Minimum Wage and Competitiveness

In the recent debates about the possibility of a minimum wage in Singapore, both the government and the Singapore National Employers Federation came out against the idea with the textbook objection that higher wages will lead to jobs being moved overseas to cheaper locations. The argument implies that in an era of free-trade and globalisation, a minimum wage policy will lead to high wages and thus job losses.

In this context, I would like to share quotations from a blog post by Charles Hugh Smith entitled Why America Is Slouching Toward Third World Status:

Free trade fanatics would do well to study Germany and South Korea, two blatantly mercantilist export giants. German wages are among the highest in the world, yet their industry has not been boxed up and shipped to China; why?

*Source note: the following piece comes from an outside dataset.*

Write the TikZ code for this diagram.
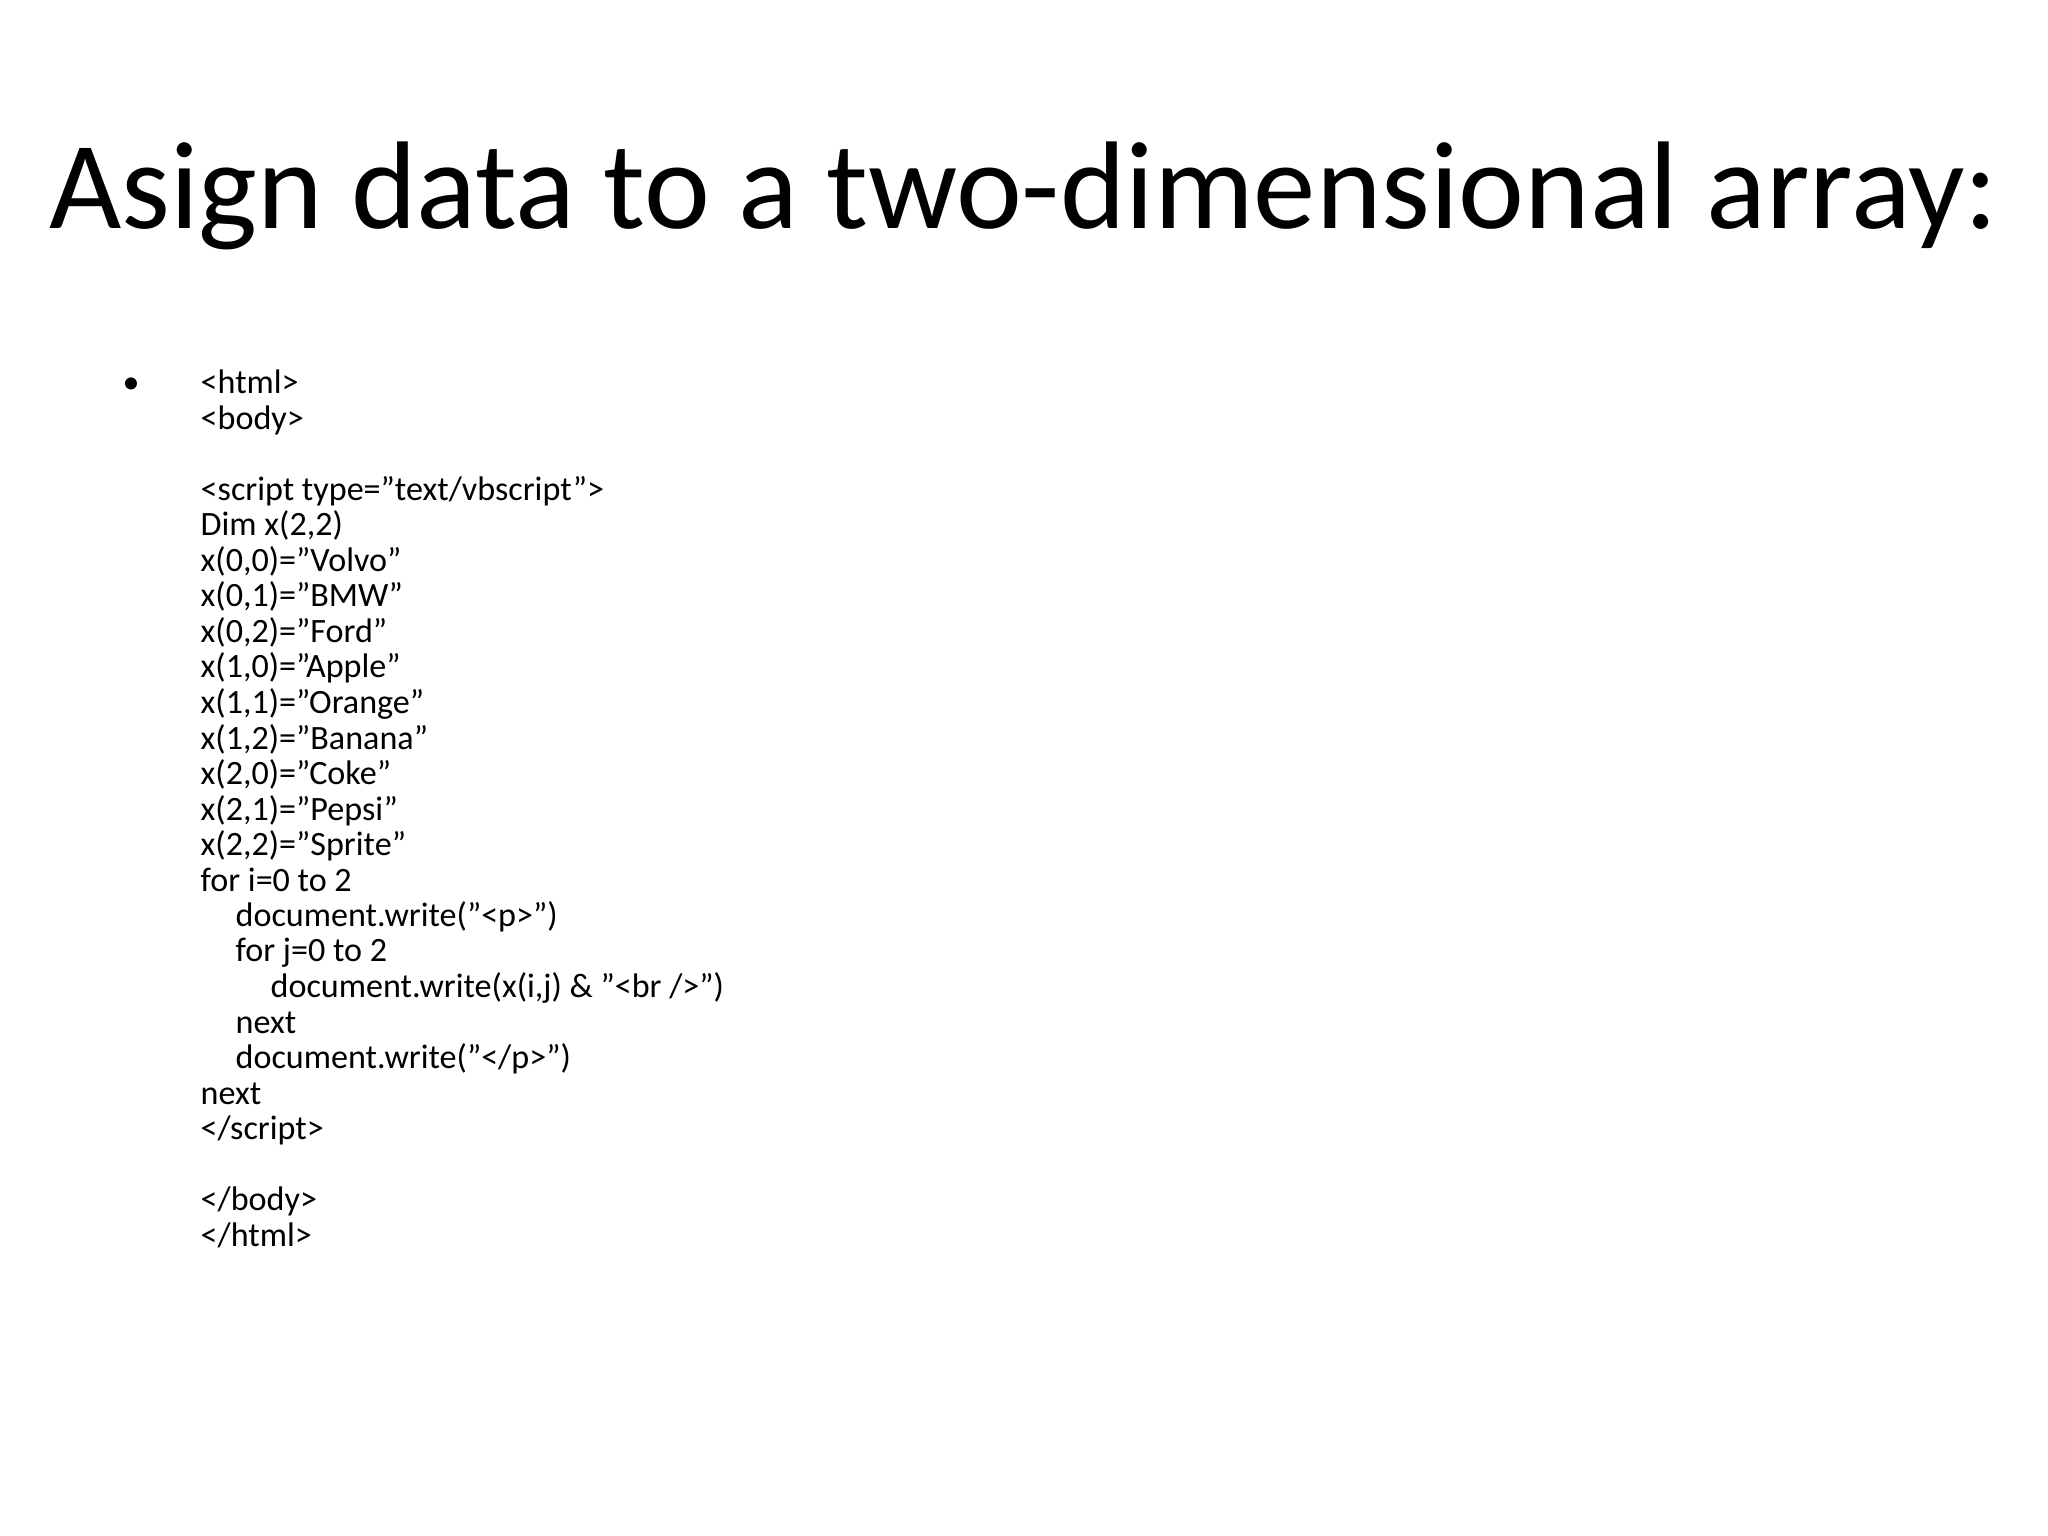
\documentclass[tikz,border=0pt]{standalone}
\usepackage{fontspec}
\setmainfont{Carlito}
\begin{document}
\begin{tikzpicture}[
  code/.style={anchor=base west,inner sep=0pt,font=\fontsize{9.7pt}{10.1pt}\selectfont},
  ttl/.style={anchor=base,inner sep=0pt,font=\fontsize{35.5pt}{40pt}\selectfont}]
\useasboundingbox[fill=white] (0,0) rectangle (20.48,-15.36);
\node[ttl] (title) at (10.24,-2.29) {Asign data to a two-dimensional array:};
\node[code] (bul) at (1.22,-3.94) {•};
\def\ia{\hspace{0.35cm}}
\node[code] (l1) at (2.0,-3.94) {<html>};
\node[code] (l2) at (2.0,-4.295) {<body>};
\node[code] (l4) at (2.0,-5.005) {<script type="text/vbscript">};
\node[code] (l5) at (2.0,-5.36) {Dim x(2,2)};
\node[code] (l6) at (2.0,-5.715) {x(0,0)="Volvo"};
\node[code] (l7) at (2.0,-6.07) {x(0,1)="BMW"};
\node[code] (l8) at (2.0,-6.425) {x(0,2)="Ford"};
\node[code] (l9) at (2.0,-6.78) {x(1,0)="Apple"};
\node[code] (l10) at (2.0,-7.135) {x(1,1)="Orange"};
\node[code] (l11) at (2.0,-7.49) {x(1,2)="Banana"};
\node[code] (l12) at (2.0,-7.845) {x(2,0)="Coke"};
\node[code] (l13) at (2.0,-8.2) {x(2,1)="Pepsi"};
\node[code] (l14) at (2.0,-8.555) {x(2,2)="Sprite"};
\node[code] (l15) at (2.0,-8.91) {for i=0 to 2};
\node[code] (l16) at (2.35,-9.265) {document.write("<p>")};
\node[code] (l17) at (2.35,-9.62) {for j=0 to 2};
\node[code] (l18) at (2.70,-9.975) {document.write(x(i,j) \& "<br />")};
\node[code] (l19) at (2.35,-10.33) {next};
\node[code] (l20) at (2.35,-10.685) {document.write("</p>")};
\node[code] (l21) at (2.0,-11.04) {next};
\node[code] (l22) at (2.0,-11.395) {</script>};
\node[code] (l24) at (2.0,-12.105) {</body>};
\node[code] (l25) at (2.0,-12.46) {</html>};
\end{tikzpicture}
\end{document}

Germany made a series of political and cultural trade-offs. Please examine their apprenticeship programs, the manner in which their unions accepted cuts in pay, benefits and working hours in order to sustain their own jobs, and that nation's political balancing of issues around jobs, trade, currency and security. Please educate yourself about the trade-offs made by South Korea.

To believe that an open market would solve everything is akin to believing in a Marxist paradise: all trade is deeply, fundamentally political. Free trade, like Marxism, promises an emotionally appealing perfection but in the real world, it is a tangled series of trade-offs that are guided by those Elites with the most to gain from one "trade" or another.

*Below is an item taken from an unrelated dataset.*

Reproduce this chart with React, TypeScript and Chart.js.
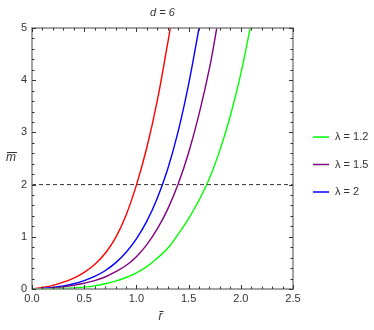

While Germany does not have a national minimum wage, it does set by law the minimum pay for several types of jobs. For the rest of the economy, wages are set by collective bargaining and are enforceable by law. As Smith rightly pointed out, the high wages in Germany has not resulted in the wholesale loss of manufacturing jobs to China, unlike in the US.

Some food for thought for us here in Singapore, especially when examining textbook arguments in economics.